EXERCISE PROMPT: Extract the whole listing as it stands. Do not include the pictures.

PROVIDED DATA:
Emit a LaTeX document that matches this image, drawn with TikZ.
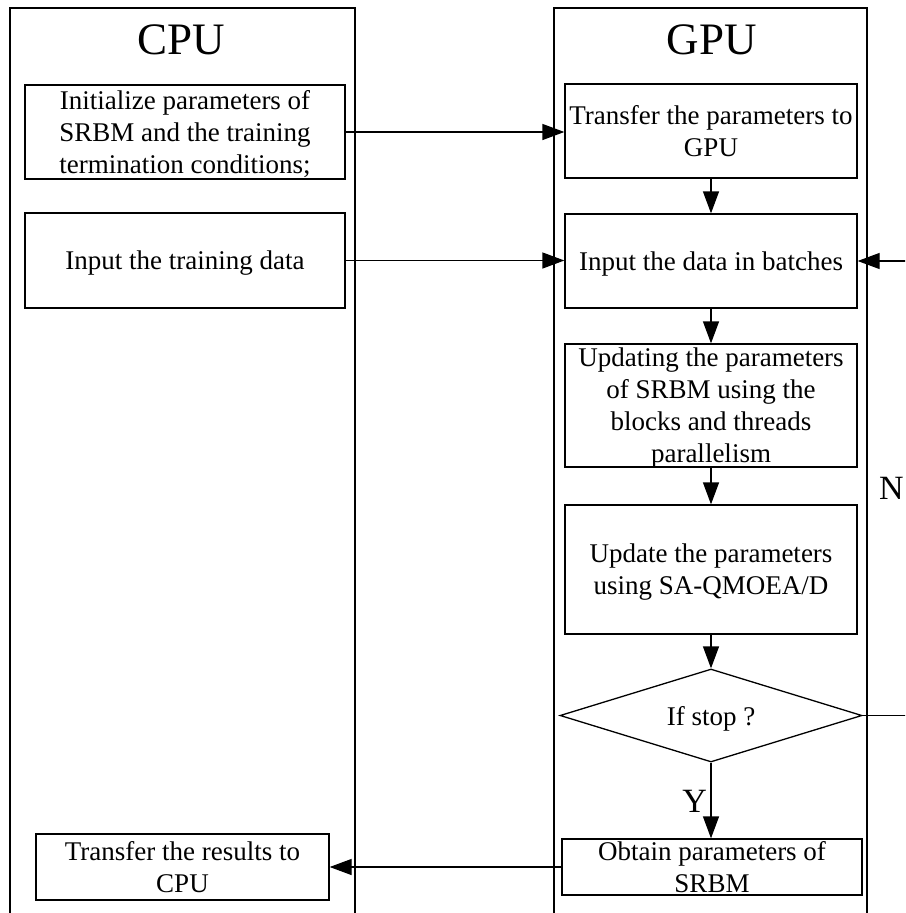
\documentclass[tikz,border=0pt]{standalone}
\usepackage{fontspec}
\setmainfont{Liberation Serif}
\usetikzlibrary{arrows.meta,shapes.geometric}

\tikzset{
  line/.style={line width=1.3pt, draw=black},
  arr/.style={line, -{Triangle[length=22pt,width=16pt]}},
  box/.style={line, rectangle, inner sep=0pt, align=center, text depth=0pt,
    font=\fontsize{27}{32}\selectfont},
  title/.style={font=\fontsize{45}{50}\selectfont},
  tag/.style={font=\fontsize{34}{40}\selectfont, inner sep=0pt},
}

\begin{document}
\begin{tikzpicture}[x=1pt,y=-1pt]
  \useasboundingbox (0,0) rectangle (905,913);
  \clip (0,0) rectangle (905,913);

  % swim lanes (open at the bottom)
  \draw[line] (10,940) -- (10,8) -- (355,8) -- (355,940);
  \draw[line] (554,940) -- (554,8) -- (867,8) -- (867,940);

  \node[title] (cpu) at (181,40) {CPU};
  \node[title] (gpu) at (712,40) {GPU};

  % CPU side
  \node[box, minimum width=320pt, minimum height=94pt] (init) at (185,132)
    {Initialize parameters of\\SRBM and the training\\termination conditions;};
  \node[box, minimum width=320pt, minimum height=95pt] (train) at (185,260.5)
    {Input the training data};
  \node[box, minimum width=293pt, minimum height=66pt] (res) at (182.5,867)
    {Transfer the results to\\CPU};

  % GPU side
  \node[box, minimum width=292pt, minimum height=94pt] (xfer) at (711,131)
    {Transfer the parameters to\\GPU};
  \node[box, minimum width=292pt, minimum height=94pt] (batch) at (711,261)
    {Input the data in batches};
  \node[box, minimum width=292pt, minimum height=123pt] (upd) at (711,405.5)
    {Updating the parameters\\of SRBM using the\\blocks and threads\\parallelism};
  \node[box, minimum width=292pt, minimum height=129pt] (sa) at (711,569.5)
    {Update the parameters\\using SA-QMOEA/D};
  \node[box, diamond, aspect=3.25, minimum width=302pt, minimum height=93pt]
    (stop) at (711,715.5) {If stop ?};
  \node[box, minimum width=300pt, minimum height=56pt] (obtain) at (712,867)
    {Obtain parameters of\\SRBM};

  % flow
  \draw[arr] (init.east) -- (init.east -| xfer.west);
  \draw[arr] (train.east) -- (train.east -| batch.west);
  \draw[arr] (xfer.south) -- (batch.north);
  \draw[arr] (batch.south) -- (upd.north);
  \draw[arr] (upd.south) -- (sa.north);
  \draw[arr] (sa.south) -- (stop.north);
  \draw[arr] (stop.south) -- (stop.south |- obtain.north);
  \draw[arr] (obtain.west) -- (obtain.west -| res.east);
  \draw[arr] (stop.east) -- ++(70,0) |- (batch.east);

  \node[tag, anchor=east] (yes) at (707,801) {Y};
  \node[tag, anchor=west] (no) at (879,488) {N};
\end{tikzpicture}
\end{document}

CORRECT OUTPUT:
Emit a LaTeX document that matches this image, drawn with TikZ.
\documentclass[tikz,border=0pt]{standalone}
\usepackage{fontspec}
\setmainfont{Liberation Serif}
\usetikzlibrary{arrows.meta,shapes.geometric}

\tikzset{
  line/.style={line width=1.3pt, draw=black},
  arr/.style={line, -{Triangle[length=22pt,width=16pt]}},
  box/.style={line, rectangle, inner sep=0pt, align=center, text depth=0pt,
    font=\fontsize{27}{32}\selectfont},
  title/.style={font=\fontsize{45}{50}\selectfont},
  tag/.style={font=\fontsize{34}{40}\selectfont, inner sep=0pt},
}

\begin{document}
\begin{tikzpicture}[x=1pt,y=-1pt]
  \useasboundingbox (0,0) rectangle (905,913);
  \clip (0,0) rectangle (905,913);

  % swim lanes (open at the bottom)
  \draw[line] (10,940) -- (10,8) -- (355,8) -- (355,940);
  \draw[line] (554,940) -- (554,8) -- (867,8) -- (867,940);

  \node[title] (cpu) at (181,40) {CPU};
  \node[title] (gpu) at (712,40) {GPU};

  % CPU side
  \node[box, minimum width=320pt, minimum height=94pt] (init) at (185,132)
    {Initialize parameters of\\SRBM and the training\\termination conditions;};
  \node[box, minimum width=320pt, minimum height=95pt] (train) at (185,260.5)
    {Input the training data};
  \node[box, minimum width=293pt, minimum height=66pt] (res) at (182.5,867)
    {Transfer the results to\\CPU};

  % GPU side
  \node[box, minimum width=292pt, minimum height=94pt] (xfer) at (711,131)
    {Transfer the parameters to\\GPU};
  \node[box, minimum width=292pt, minimum height=94pt] (batch) at (711,261)
    {Input the data in batches};
  \node[box, minimum width=292pt, minimum height=123pt] (upd) at (711,405.5)
    {Updating the parameters\\of SRBM using the\\blocks and threads\\parallelism};
  \node[box, minimum width=292pt, minimum height=129pt] (sa) at (711,569.5)
    {Update the parameters\\using SA-QMOEA/D};
  \node[box, diamond, aspect=3.25, minimum width=302pt, minimum height=93pt]
    (stop) at (711,715.5) {If stop ?};
  \node[box, minimum width=300pt, minimum height=56pt] (obtain) at (712,867)
    {Obtain parameters of\\SRBM};

  % flow
  \draw[arr] (init.east) -- (init.east -| xfer.west);
  \draw[arr] (train.east) -- (train.east -| batch.west);
  \draw[arr] (xfer.south) -- (batch.north);
  \draw[arr] (batch.south) -- (upd.north);
  \draw[arr] (upd.south) -- (sa.north);
  \draw[arr] (sa.south) -- (stop.north);
  \draw[arr] (stop.south) -- (stop.south |- obtain.north);
  \draw[arr] (obtain.west) -- (obtain.west -| res.east);
  \draw[arr] (stop.east) -- ++(70,0) |- (batch.east);

  \node[tag, anchor=east] (yes) at (707,801) {Y};
  \node[tag, anchor=west] (no) at (879,488) {N};
\end{tikzpicture}
\end{document}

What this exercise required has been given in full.